-- Start of EXCERPTED RECORDS --

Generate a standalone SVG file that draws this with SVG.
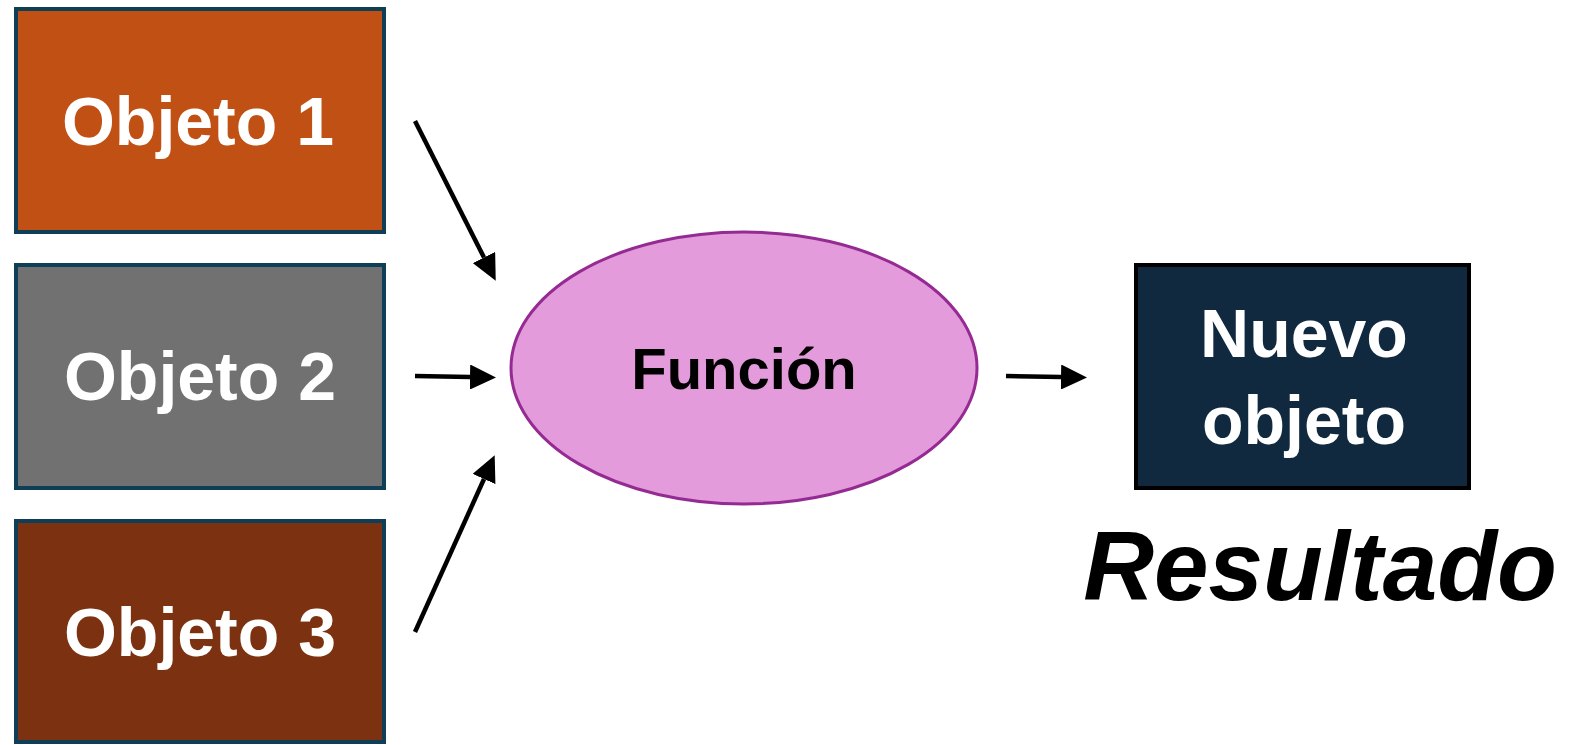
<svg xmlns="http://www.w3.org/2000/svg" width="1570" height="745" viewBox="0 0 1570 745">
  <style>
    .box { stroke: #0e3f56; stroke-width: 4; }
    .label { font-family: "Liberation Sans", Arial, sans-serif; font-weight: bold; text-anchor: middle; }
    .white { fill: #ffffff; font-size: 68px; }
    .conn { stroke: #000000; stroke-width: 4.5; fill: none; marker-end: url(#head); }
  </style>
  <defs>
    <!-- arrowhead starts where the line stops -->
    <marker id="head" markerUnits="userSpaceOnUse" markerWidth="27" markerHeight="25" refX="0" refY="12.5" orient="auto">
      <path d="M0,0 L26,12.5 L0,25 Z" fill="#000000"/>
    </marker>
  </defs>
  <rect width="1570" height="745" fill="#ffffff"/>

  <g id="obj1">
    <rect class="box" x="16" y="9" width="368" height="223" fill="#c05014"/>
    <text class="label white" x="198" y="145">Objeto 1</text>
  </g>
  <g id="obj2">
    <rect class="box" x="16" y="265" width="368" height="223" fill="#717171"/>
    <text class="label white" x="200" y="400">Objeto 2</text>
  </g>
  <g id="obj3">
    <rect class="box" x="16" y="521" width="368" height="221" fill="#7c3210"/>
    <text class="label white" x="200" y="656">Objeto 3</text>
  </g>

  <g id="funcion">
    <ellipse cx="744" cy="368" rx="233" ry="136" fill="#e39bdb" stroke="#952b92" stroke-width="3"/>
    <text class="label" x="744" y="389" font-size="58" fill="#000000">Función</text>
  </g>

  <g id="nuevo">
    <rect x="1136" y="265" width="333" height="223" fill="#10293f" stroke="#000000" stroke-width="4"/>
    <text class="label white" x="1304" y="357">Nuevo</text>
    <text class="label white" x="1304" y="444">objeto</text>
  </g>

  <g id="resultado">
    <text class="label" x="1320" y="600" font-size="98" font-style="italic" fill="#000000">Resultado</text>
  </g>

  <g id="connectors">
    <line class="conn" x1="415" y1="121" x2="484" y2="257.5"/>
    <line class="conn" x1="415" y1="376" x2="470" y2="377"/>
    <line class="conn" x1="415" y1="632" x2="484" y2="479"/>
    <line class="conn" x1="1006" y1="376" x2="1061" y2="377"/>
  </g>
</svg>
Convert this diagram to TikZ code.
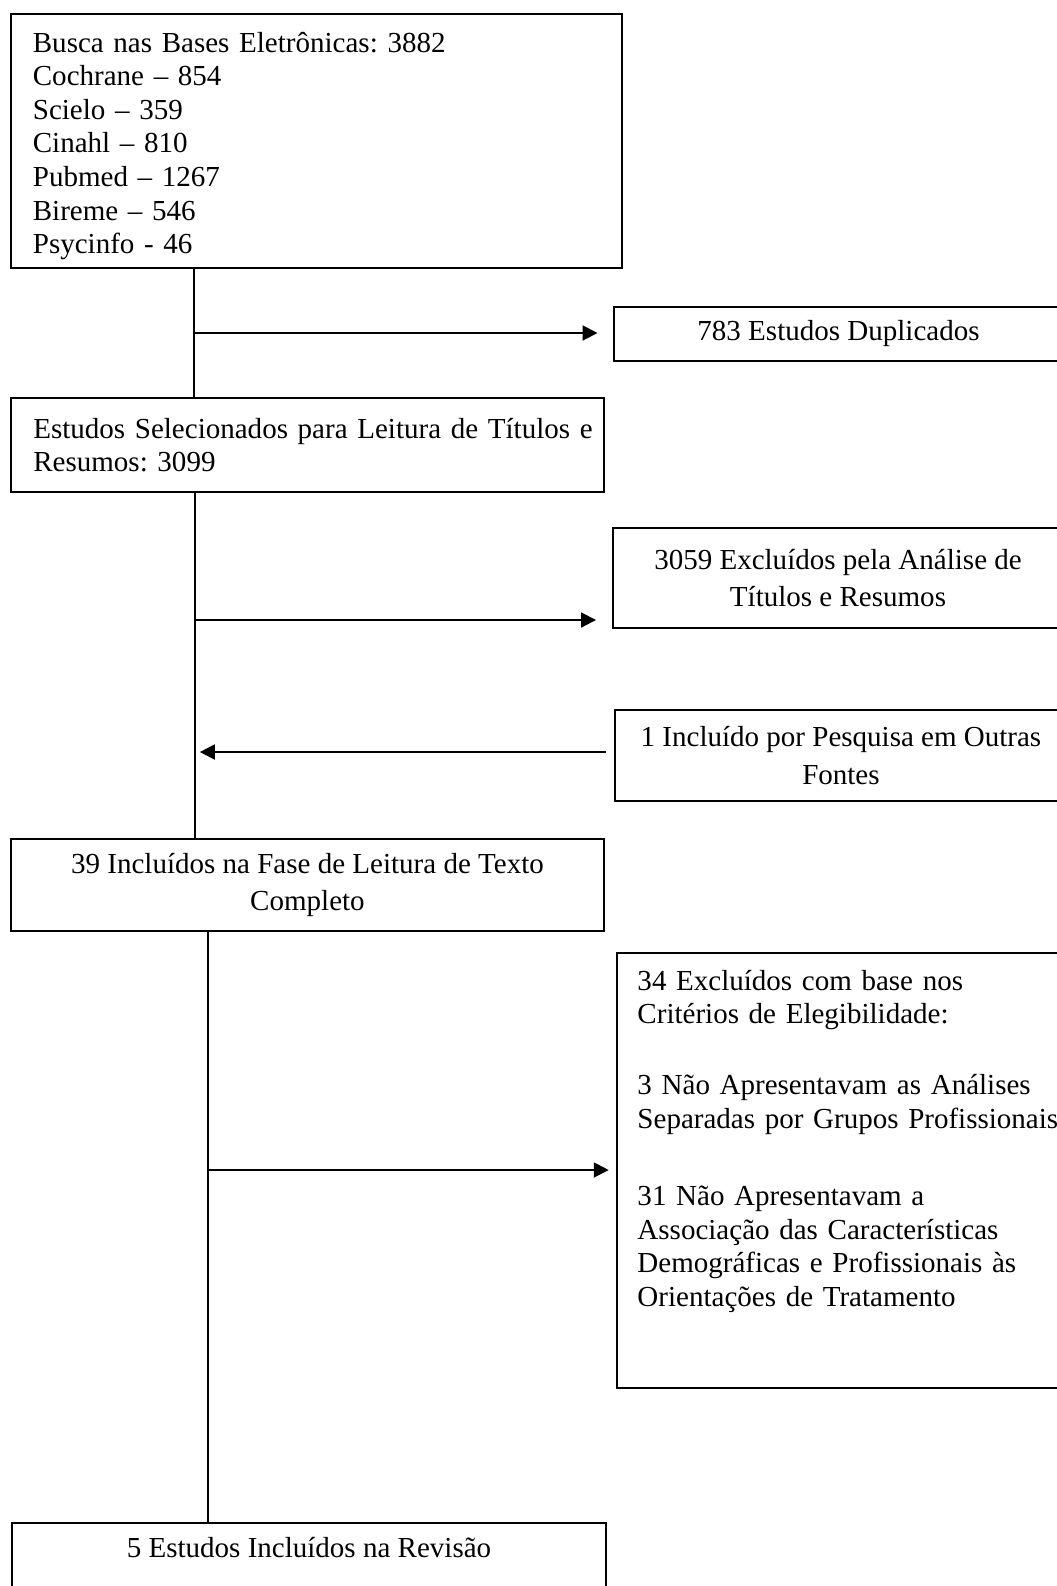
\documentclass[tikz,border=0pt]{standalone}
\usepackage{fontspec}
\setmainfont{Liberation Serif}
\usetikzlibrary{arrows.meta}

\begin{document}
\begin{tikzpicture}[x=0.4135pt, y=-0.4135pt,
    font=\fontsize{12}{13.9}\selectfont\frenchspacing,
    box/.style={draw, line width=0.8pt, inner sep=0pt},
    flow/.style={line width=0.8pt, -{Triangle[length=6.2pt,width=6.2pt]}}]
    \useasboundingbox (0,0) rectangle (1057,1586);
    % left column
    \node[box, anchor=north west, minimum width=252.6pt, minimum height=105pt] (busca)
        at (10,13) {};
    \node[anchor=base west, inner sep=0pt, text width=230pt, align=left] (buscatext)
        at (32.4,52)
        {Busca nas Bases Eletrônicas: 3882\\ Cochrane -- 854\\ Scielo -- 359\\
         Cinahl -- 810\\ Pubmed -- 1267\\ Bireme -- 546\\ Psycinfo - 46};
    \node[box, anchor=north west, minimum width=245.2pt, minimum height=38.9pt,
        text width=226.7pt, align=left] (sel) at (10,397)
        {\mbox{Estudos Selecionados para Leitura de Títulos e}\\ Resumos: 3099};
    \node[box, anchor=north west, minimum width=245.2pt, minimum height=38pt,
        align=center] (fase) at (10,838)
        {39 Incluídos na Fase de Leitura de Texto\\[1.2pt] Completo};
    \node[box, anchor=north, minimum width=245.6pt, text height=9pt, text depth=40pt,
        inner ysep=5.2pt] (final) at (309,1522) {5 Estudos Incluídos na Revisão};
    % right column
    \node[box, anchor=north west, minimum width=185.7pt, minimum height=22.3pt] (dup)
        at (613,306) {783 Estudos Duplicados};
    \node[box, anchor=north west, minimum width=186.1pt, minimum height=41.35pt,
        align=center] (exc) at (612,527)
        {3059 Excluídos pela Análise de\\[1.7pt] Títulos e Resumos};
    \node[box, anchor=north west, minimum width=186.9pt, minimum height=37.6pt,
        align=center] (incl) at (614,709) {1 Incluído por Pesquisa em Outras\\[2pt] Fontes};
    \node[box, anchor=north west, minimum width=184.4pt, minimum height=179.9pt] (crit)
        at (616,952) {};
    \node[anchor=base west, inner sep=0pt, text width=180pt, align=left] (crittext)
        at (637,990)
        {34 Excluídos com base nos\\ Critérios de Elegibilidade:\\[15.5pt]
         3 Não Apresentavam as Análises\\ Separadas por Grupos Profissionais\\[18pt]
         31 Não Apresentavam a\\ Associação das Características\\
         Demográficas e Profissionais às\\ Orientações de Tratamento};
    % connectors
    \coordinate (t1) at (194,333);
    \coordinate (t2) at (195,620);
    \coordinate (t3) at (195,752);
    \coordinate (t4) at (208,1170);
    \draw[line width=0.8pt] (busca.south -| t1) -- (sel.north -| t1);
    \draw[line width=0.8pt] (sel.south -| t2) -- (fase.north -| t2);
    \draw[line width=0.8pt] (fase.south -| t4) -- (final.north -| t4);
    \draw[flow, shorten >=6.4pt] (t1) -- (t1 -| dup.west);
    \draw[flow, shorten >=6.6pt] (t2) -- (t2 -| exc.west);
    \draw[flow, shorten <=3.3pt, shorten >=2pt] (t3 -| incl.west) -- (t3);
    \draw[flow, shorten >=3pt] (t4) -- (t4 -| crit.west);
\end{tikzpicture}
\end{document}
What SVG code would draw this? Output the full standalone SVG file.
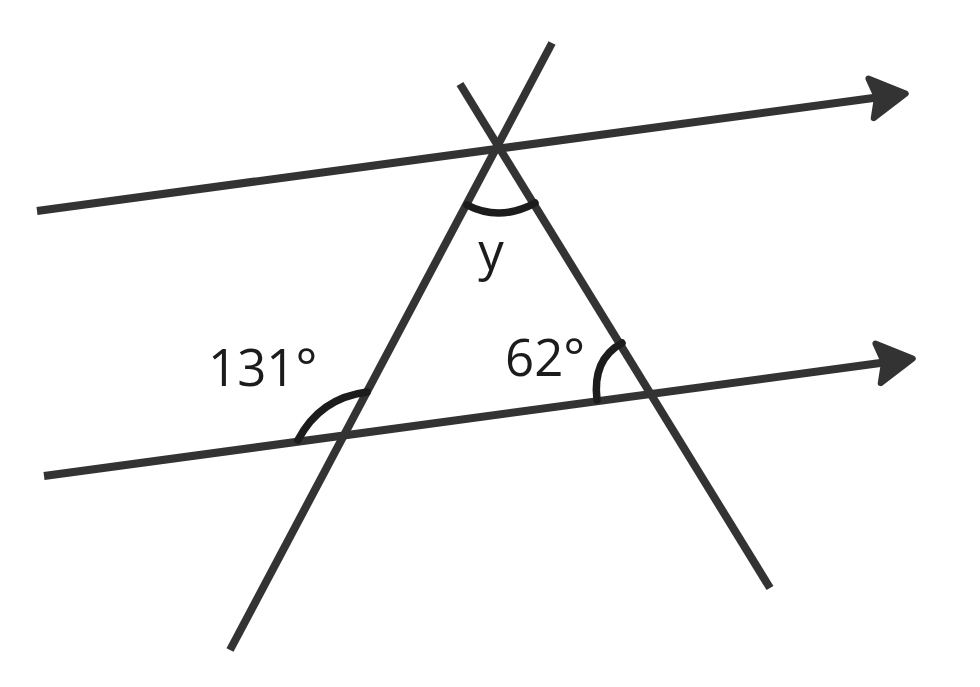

-- End of EXCERPTED RECORDS --

CHALLENGE
The word "standalone" appears in how many lines of the data? Answer with only the number.

EXERCISE RESULT
3